HALT stands for “Highly Accelerated Life Test”. It is a process applied during the development phase of a new product, to validate design robustness. It is most commonly used to identify potential weaknesses in electrical and electronic assemblies.
Following HALT appropriate design modifications are made so that volume manufacturing can begin with a mature product design, thus minimizing costly warranty issues and potentially disastrous product recalls.
The fundamental principle is to apply stepped applications of increasingly powerful environmental stresses until latent (i.e. hidden) defects are precipitated; these are then rectified and the modifications revalidated.
If a product has an intrinsic weakness, exposure to day-to-day operating conditions will eventually cause it to fail at that point of weakness. By careful application of increased stress levels in HALT, the time for that same failure to occur is dramatically reduced.
Very few product samples are needed and the process can be competed very quickly.
The most commonly applied stresses (but not exclusively) are thermal and broadband multi-axis random vibration. These are used individually and then in combination.
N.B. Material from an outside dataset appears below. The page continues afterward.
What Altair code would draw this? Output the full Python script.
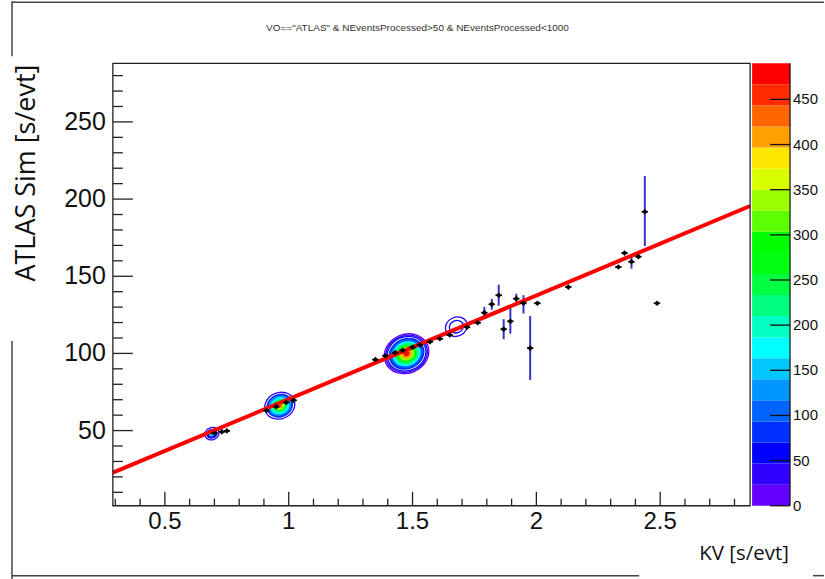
import altair as alt
import pandas as pd

TITLE = 'VO=="ATLAS" & NEventsProcessed>50 & NEventsProcessed<1000'
Y_TITLE = "ATLAS Sim [s/evt]"
X_TITLE = "KV [s/evt]"

# profile bins away from the dense clusters (mean, lower and upper error)
prof_x = [1.763, 1.790, 1.820, 1.848, 1.868, 1.895, 1.919, 1.948, 1.975, 2.004,
          2.129, 2.331, 2.356, 2.384, 2.412, 2.438, 2.487]
prof_y = [119.9, 126.4, 131.8, 137.7, 115.7, 120.8, 135.5, 132.5, 103.4, 132.5,
          143.0, 156.0, 165.0, 159.4, 162.7, 191.8, 132.5]
prof_lo = [119.9, 122.6, 128.3, 130.9, 109.2, 112.8, 132.3, 125.8, 82.7, 132.5,
           143.0, 156.0, 165.0, 154.9, 162.7, 169.6, 132.5]
prof_hi = [119.9, 130.2, 135.3, 144.5, 122.2, 130.7, 138.7, 137.7, 124.3, 132.5,
           143.0, 156.0, 165.0, 163.6, 162.7, 214.9, 132.5]

# profile bins sitting on the dense clusters
dense_x = [0.70, 0.73, 0.75, 0.91, 0.95, 0.99, 1.02, 1.35, 1.39, 1.43, 1.46,
           1.50, 1.53, 1.57, 1.61, 1.65, 1.72]
dense_y = [48.3, 49.2, 49.8, 63.0, 65.5, 68.2, 69.6, 96.0, 98.5, 100.5, 102.0,
           104.0, 105.5, 107.5, 109.5, 112.0, 117.0]

# linear fit
fit_x = [0.29, 2.863]
fit_y = [22.7, 195.5]

# 2D density clusters: centre, contour half-width (in KV units), level, filled
c1_hw = [0.029, 0.023, 0.013]
c1_z = [30, 60, 150]
c1_fill = [False, True, True]
c2_hw = [0.062, 0.055, 0.047, 0.039, 0.030, 0.020, 0.010]
c2_z = [30, 70, 130, 175, 250, 330, 420]
c2_fill = [False, True, True, True, True, True, True]
c3_hw = [0.092, 0.086, 0.080, 0.074, 0.066, 0.058, 0.050, 0.041, 0.032, 0.022, 0.012]
c3_z = [20, 35, 50, 75, 115, 165, 215, 275, 345, 405, 470]
c3_fill = [False, False, False, True, True, True, True, True, True, True, True]
c4_hw = [0.045, 0.029]
c4_z = [30, 50]
c4_fill = [False, False]
blob_x = [0.690, 0.964, 1.476, 1.677]
blob_y = [48.0, 66.1, 99.8, 117.3]

# colour palette levels (bottom to top)
cbar_edges = [0, 23.3, 46.7, 70, 93.3, 116.7, 140, 163.3, 186.7, 210, 233.3,
              256.7, 280, 303.3, 326.7, 350, 373.3, 396.7, 420, 443.3, 466.7, 490]
cbar_colors = ["#6400ff", "#3000ff", "#0000ff", "#0030ff", "#0064ff", "#0096ff",
               "#00c8ff", "#00ffff", "#00ffc0", "#00ff80", "#00ff40", "#00ff10",
               "#00ff00", "#5cff00", "#9cff00", "#d8ff00", "#ffe600", "#ffa000",
               "#ff6600", "#ff2a00", "#ff0000"]
cbar_ticks = [0, 50, 100, 150, 200, 250, 300, 350, 400, 450]

# axis tick positions
x_major = [0.5, 1.0, 1.5, 2.0, 2.5]
x_minor = [0.3, 0.4, 0.6, 0.7, 0.8, 0.9, 1.1, 1.2, 1.3, 1.4, 1.6, 1.7, 1.8, 1.9,
           2.1, 2.2, 2.3, 2.4, 2.6, 2.7, 2.8]
y_major = [50, 100, 150, 200, 250]
y_minor = [10, 20, 30, 40, 60, 70, 80, 90, 110, 120, 130, 140, 160, 170, 180, 190,
           210, 220, 230, 240, 260, 270, 280]

W, H = 638, 443
FONT = "Liberation Sans"
X0, X1 = 0.29, 2.863    # horizontal range of the pad
Y0, Y1 = 1.3, 288.0     # vertical range of the pad
Z1 = 490.0              # top of the colour scale

# ---------------- tables ----------------
prof = pd.DataFrame({"x": prof_x, "y": prof_y, "lo": prof_lo, "hi": prof_hi})
dense = pd.DataFrame({"x": dense_x, "y": dense_y})
pts = pd.concat([prof[["x", "y"]], dense], ignore_index=True)
fit = pd.DataFrame({"x": fit_x, "y": fit_y})

rows = []
for i, (hws, zs_, fills_) in enumerate([(c1_hw, c1_z, c1_fill), (c2_hw, c2_z, c2_fill),
                                        (c3_hw, c3_z, c3_fill), (c4_hw, c4_z, c4_fill)]):
    for hw, z, f in zip(hws, zs_, fills_):
        rows.append({"x": blob_x[i], "y": blob_y[i], "hw": hw, "z": z, "fill": f})
cont = pd.DataFrame(rows)
cont_fill = cont[cont["fill"]]
cont_line = cont[~cont["fill"]]

cbar = pd.DataFrame({"zlo": cbar_edges[:-1], "zhi": cbar_edges[1:], "col": cbar_colors})
one = pd.DataFrame({"k": [0]})

# inward tick segments: two end points per tick, joined by a short line
tick_rows = []
for name, vals, px, axis in [("xM", x_major, 14, "x"), ("xm", x_minor, 7, "x"),
                             ("yM", y_major, 20, "y"), ("ym", y_minor, 10, "y")]:
    for v in vals:
        if axis == "x":
            tick_rows.append({"id": f"{name}{v}", "x": v, "y": Y0})
            tick_rows.append({"id": f"{name}{v}", "x": v, "y": Y0 + px * (Y1 - Y0) / H})
        else:
            tick_rows.append({"id": f"{name}{v}", "x": X0, "y": v})
            tick_rows.append({"id": f"{name}{v}", "x": X0 + px * (X1 - X0) / W, "y": v})
tick_df = pd.DataFrame(tick_rows)

# ---------------- scales ----------------
xs = alt.Scale(domain=[X0, X1], nice=False, zero=False)
ys = alt.Scale(domain=[Y0, Y1], nice=False, zero=False)
size_s = alt.Scale(type="pow", exponent=2, domain=[0, 0.1], range=[0, 2460], zero=True, nice=False)
col_s = alt.Scale(type="threshold", domain=cbar_edges[1:-1], range=cbar_colors)


def X(f="x"):
    return alt.X(f + ":Q", scale=xs, axis=None)


def Y(f="y"):
    return alt.Y(f + ":Q", scale=ys, axis=None)


# colour-scale values are placed on the pad's vertical range
ZMAP = f"{Y0} + ({Y1} - {Y0}) * datum.{{}} / {Z1}"

ELLIPSE = "M-1,0A1,0.85,0,1,1,1,0A1,0.85,0,1,1,-1,0Z"

# ---------------- canvas and frame ----------------
background = alt.Chart(one).mark_rect(opacity=0).encode(
    x=alt.value(-113), x2=alt.value(712), y=alt.value(-62), y2=alt.value(517))


def seg(x1, x2, y1, y2):
    return alt.Chart(one).mark_rule(color="#444", strokeWidth=1.5).encode(
        x=alt.value(x1), x2=alt.value(x2), y=alt.value(y1), y2=alt.value(y2))


frame = [
    seg(-101, 712, -61, -61),
    seg(-101, -101, -62, -7),
    seg(-101, -101, 278, 517),
    seg(-101, 527, 513, 513),
    seg(701, 712, 513, 513),
]

# ---------------- main plot ----------------
fills = alt.Chart(cont_fill).mark_point(shape=ELLIPSE, filled=True, opacity=1, angle=337).encode(
    x=X(), y=Y(),
    size=alt.Size("hw:Q", scale=size_s, legend=None),
    color=alt.Color("z:Q", scale=col_s, legend=None),
    order=alt.Order("hw:Q", sort="descending"),
)
lines = alt.Chart(cont_line).mark_point(shape=ELLIPSE, filled=False, opacity=1, angle=337,
                                        strokeWidth=1.3).encode(
    x=X(), y=Y(),
    size=alt.Size("hw:Q", scale=size_s, legend=None),
    color=alt.Color("z:Q", scale=col_s, legend=None),
)
errbars = alt.Chart(prof).mark_rule(color="#3535c8", strokeWidth=2).encode(
    x=X(), y=Y("lo"), y2="hi:Q")
fitline = alt.Chart(fit).mark_line(color="#ff0000", strokeWidth=4).encode(x=X(), y=Y())
xerr = alt.Chart(pts).transform_calculate(
    xa="datum.x - 0.013", xb="datum.x + 0.013"
).mark_rule(color="black", strokeWidth=1.6).encode(x=X("xa"), x2="xb:Q", y=Y())
markers = alt.Chart(pts).mark_point(shape="diamond", filled=True, color="black",
                                    opacity=1, size=32).encode(x=X(), y=Y())

ticks = alt.Chart(tick_df).mark_line(color="#222", strokeWidth=1.3).encode(
    x=X(), y=Y(), detail="id:N")

x_lab = alt.Chart(pd.DataFrame({"xl": x_major})).mark_text(
    font=FONT, fontSize=24, color="#111", align="center", baseline="top").encode(
    x=X("xl"), y=alt.value(H + 4), text=alt.Text("xl:Q", format="~g"))
y_lab = alt.Chart(pd.DataFrame({"yl": y_major})).mark_text(
    font=FONT, fontSize=25, color="#111", align="right", baseline="middle").encode(
    y=Y("yl"), x=alt.value(-7), text=alt.Text("yl:Q", format="d"))

# plot frame
box = alt.Chart(one).mark_rect(fillOpacity=0, stroke="#222", strokeWidth=1.3).encode(
    x=alt.value(0), x2=alt.value(W), y=alt.value(0), y2=alt.value(H))

# ---------------- colour bar ----------------
cbar_rect = alt.Chart(cbar).transform_calculate(
    ylo=ZMAP.format("zlo"), yhi=ZMAP.format("zhi")
).mark_rect().encode(
    x=alt.value(640), x2=alt.value(678),
    y=Y("ylo"), y2="yhi:Q",
    color=alt.Color("col:N", scale=None),
)
cbar_tick = alt.Chart(pd.DataFrame({"zt": cbar_ticks})).transform_calculate(
    yt=ZMAP.format("zt")
).mark_tick(orient="horizontal", size=20, thickness=1.3, color="#111", opacity=1).encode(
    y=Y("yt"), x=alt.value(668))
cbar_edge = alt.Chart(one).mark_rule(color="#111", strokeWidth=1.2).encode(
    x=alt.value(678), y=alt.value(0), y2=alt.value(H))
cbar_lab = alt.Chart(pd.DataFrame({"zl": cbar_ticks})).transform_calculate(
    yl=ZMAP.format("zl")
).mark_text(font=FONT, fontSize=15, color="#111", align="left", baseline="middle").encode(
    y=Y("yl"), x=alt.value(681), text=alt.Text("zl:Q", format="d"))

# ---------------- texts ----------------
title = alt.Chart(one).mark_text(text=TITLE, font=FONT, fontSize=10, color="#333",
                                 align="center", baseline="middle").encode(
    x=alt.value(305), y=alt.value(-35))
ytitle = alt.Chart(one).mark_text(text=Y_TITLE, font="Open Sans", fontSize=27, color="#111",
                                  angle=270, align="center", baseline="middle").encode(
    x=alt.value(-86), y=alt.value(110))
xtitle = alt.Chart(one).mark_text(text=X_TITLE, font="Open Sans", fontSize=20.5, color="#111",
                                  align="center", baseline="middle").encode(
    x=alt.value(632), y=alt.value(491))

chart = alt.layer(
    background, *frame,
    fills, lines, errbars, fitline, xerr, markers, ticks,
    x_lab, y_lab, box,
    cbar_rect, cbar_tick, cbar_edge, cbar_lab,
    title, ytitle, xtitle,
).properties(width=W, height=H, padding=0).configure_view(stroke=None)

chart.save("out.html", embed_options={"renderer": "svg", "actions": False})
There is no Industry Standard for HALT but the following stresses are usually applied to one or more functionally monitored test specimens until they cease to function:
- Progressive reduction in temperature to determine the lower operational limit and then the lower destruct limit
- Progressive increase in temperature to determine the upper operational limit and then the upper destruct limit
- Progressively more stressful thermal cycling at high, linear, rates of change of temperature
- Broadband random vibration at increasing intensity levels
- A combination of thermal and random vibration stresses
At each stage when a failure occurs, root cause analysis is performed, corrective action is implemented and the process continues until the fundamental limit of the product technology is reached.